*** DATA TO USE

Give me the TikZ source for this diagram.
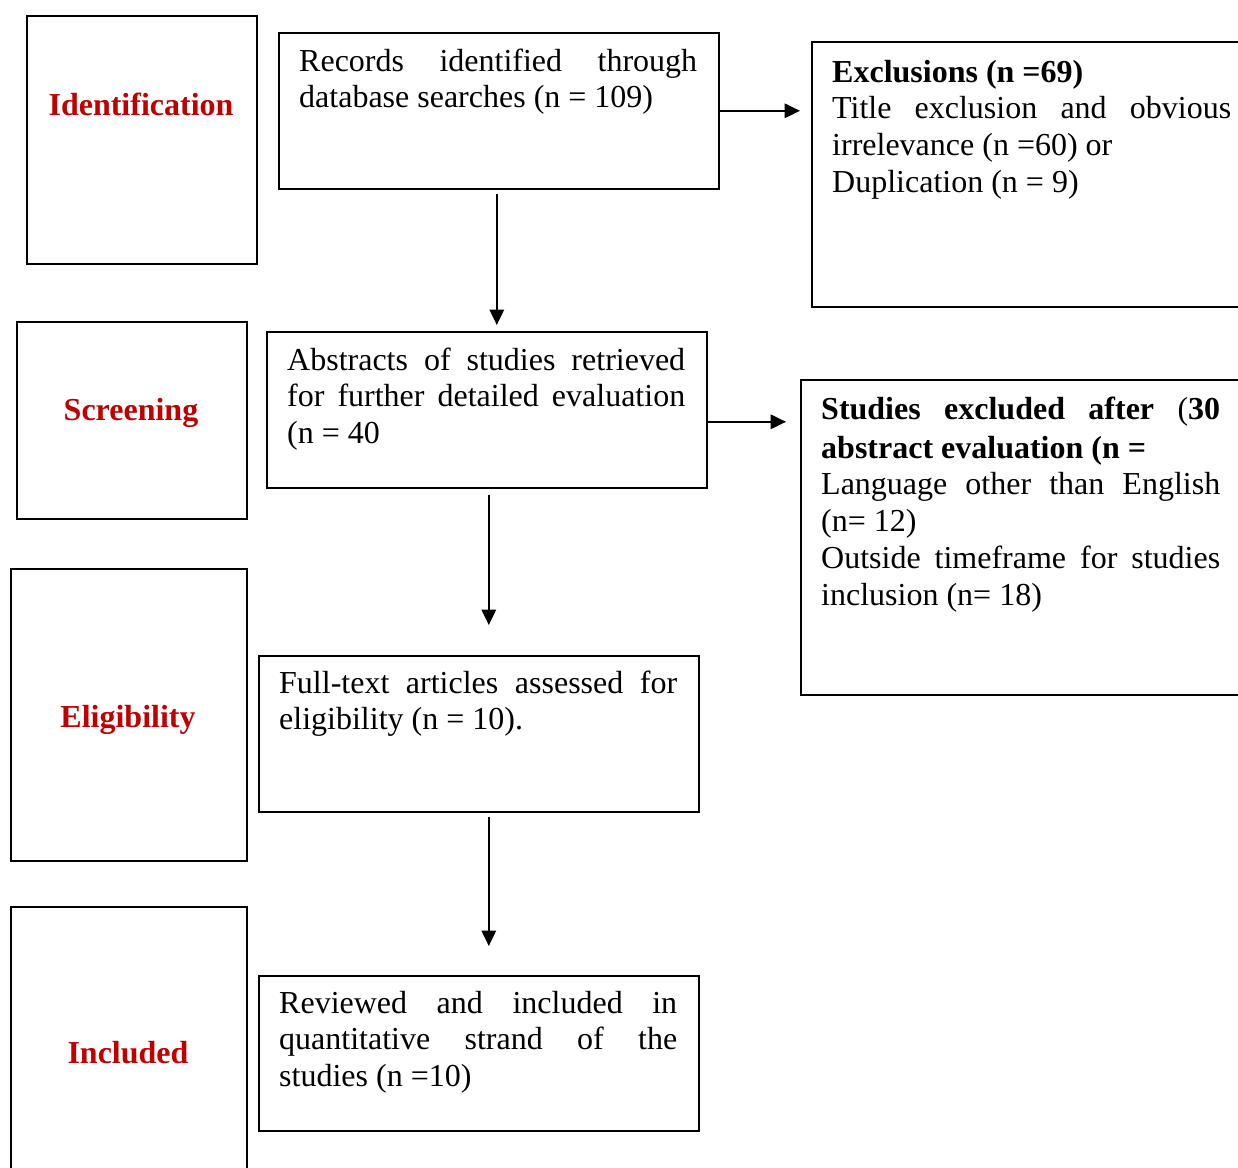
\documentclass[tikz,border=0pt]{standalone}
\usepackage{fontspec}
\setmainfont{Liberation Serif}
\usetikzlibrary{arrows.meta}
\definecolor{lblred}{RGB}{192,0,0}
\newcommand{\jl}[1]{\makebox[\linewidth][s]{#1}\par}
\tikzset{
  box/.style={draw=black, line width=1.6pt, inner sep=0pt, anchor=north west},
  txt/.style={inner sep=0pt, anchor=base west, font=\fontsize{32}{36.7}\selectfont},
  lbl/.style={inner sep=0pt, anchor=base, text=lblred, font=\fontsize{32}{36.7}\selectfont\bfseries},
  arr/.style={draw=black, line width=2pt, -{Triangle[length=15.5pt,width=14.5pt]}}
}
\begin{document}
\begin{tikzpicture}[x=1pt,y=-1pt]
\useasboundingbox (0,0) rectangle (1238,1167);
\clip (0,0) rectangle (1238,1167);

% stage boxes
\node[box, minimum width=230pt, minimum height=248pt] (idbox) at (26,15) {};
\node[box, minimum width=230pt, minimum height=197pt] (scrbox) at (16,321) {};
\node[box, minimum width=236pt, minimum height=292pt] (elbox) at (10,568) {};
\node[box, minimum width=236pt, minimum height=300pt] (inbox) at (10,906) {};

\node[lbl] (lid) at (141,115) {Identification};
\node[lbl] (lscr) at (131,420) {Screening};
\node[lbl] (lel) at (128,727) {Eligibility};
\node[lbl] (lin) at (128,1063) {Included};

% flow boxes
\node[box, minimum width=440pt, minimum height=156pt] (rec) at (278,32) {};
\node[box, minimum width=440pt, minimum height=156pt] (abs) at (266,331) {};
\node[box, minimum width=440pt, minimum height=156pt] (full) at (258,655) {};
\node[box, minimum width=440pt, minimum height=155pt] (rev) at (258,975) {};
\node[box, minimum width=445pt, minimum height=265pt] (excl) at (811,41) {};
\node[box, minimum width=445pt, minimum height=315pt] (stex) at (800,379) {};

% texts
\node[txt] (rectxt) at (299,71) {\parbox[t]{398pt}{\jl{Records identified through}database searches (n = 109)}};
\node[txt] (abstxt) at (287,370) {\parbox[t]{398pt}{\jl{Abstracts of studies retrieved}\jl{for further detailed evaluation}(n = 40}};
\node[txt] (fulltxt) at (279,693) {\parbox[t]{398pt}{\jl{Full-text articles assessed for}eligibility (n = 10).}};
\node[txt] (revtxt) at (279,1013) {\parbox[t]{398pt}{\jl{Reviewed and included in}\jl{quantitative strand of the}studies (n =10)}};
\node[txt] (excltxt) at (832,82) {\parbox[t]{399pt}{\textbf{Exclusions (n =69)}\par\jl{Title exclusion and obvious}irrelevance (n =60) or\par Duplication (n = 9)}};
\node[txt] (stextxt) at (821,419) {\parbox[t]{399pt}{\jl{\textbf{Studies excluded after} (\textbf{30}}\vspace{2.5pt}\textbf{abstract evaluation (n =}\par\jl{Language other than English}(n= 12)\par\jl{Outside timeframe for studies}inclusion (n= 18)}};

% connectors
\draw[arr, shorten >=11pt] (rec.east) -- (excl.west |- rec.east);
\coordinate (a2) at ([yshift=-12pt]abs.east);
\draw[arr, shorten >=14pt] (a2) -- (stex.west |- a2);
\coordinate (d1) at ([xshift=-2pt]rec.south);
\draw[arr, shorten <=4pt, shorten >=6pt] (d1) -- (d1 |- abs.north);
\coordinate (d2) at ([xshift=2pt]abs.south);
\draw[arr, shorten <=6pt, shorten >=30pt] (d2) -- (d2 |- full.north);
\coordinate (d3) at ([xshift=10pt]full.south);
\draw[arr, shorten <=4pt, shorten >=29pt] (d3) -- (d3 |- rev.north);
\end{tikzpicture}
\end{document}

******
*** DATA TO USE

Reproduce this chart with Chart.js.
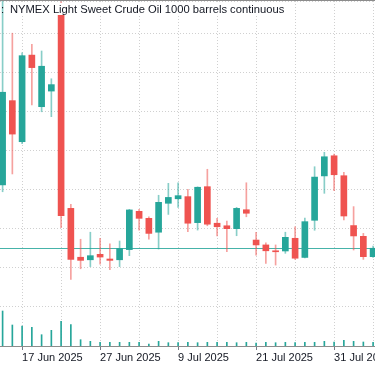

******

Look above for the line with "Give me the TikZ source for this diagram.", then print it and each line after it down to and including the line with "(lin) at (128,1063)". Leave out the pictures and keep the wording exact.

Give me the TikZ source for this diagram.
\documentclass[tikz,border=0pt]{standalone}
\usepackage{fontspec}
\setmainfont{Liberation Serif}
\usetikzlibrary{arrows.meta}
\definecolor{lblred}{RGB}{192,0,0}
\newcommand{\jl}[1]{\makebox[\linewidth][s]{#1}\par}
\tikzset{
  box/.style={draw=black, line width=1.6pt, inner sep=0pt, anchor=north west},
  txt/.style={inner sep=0pt, anchor=base west, font=\fontsize{32}{36.7}\selectfont},
  lbl/.style={inner sep=0pt, anchor=base, text=lblred, font=\fontsize{32}{36.7}\selectfont\bfseries},
  arr/.style={draw=black, line width=2pt, -{Triangle[length=15.5pt,width=14.5pt]}}
}
\begin{document}
\begin{tikzpicture}[x=1pt,y=-1pt]
\useasboundingbox (0,0) rectangle (1238,1167);
\clip (0,0) rectangle (1238,1167);

% stage boxes
\node[box, minimum width=230pt, minimum height=248pt] (idbox) at (26,15) {};
\node[box, minimum width=230pt, minimum height=197pt] (scrbox) at (16,321) {};
\node[box, minimum width=236pt, minimum height=292pt] (elbox) at (10,568) {};
\node[box, minimum width=236pt, minimum height=300pt] (inbox) at (10,906) {};

\node[lbl] (lid) at (141,115) {Identification};
\node[lbl] (lscr) at (131,420) {Screening};
\node[lbl] (lel) at (128,727) {Eligibility};
\node[lbl] (lin) at (128,1063) {Included};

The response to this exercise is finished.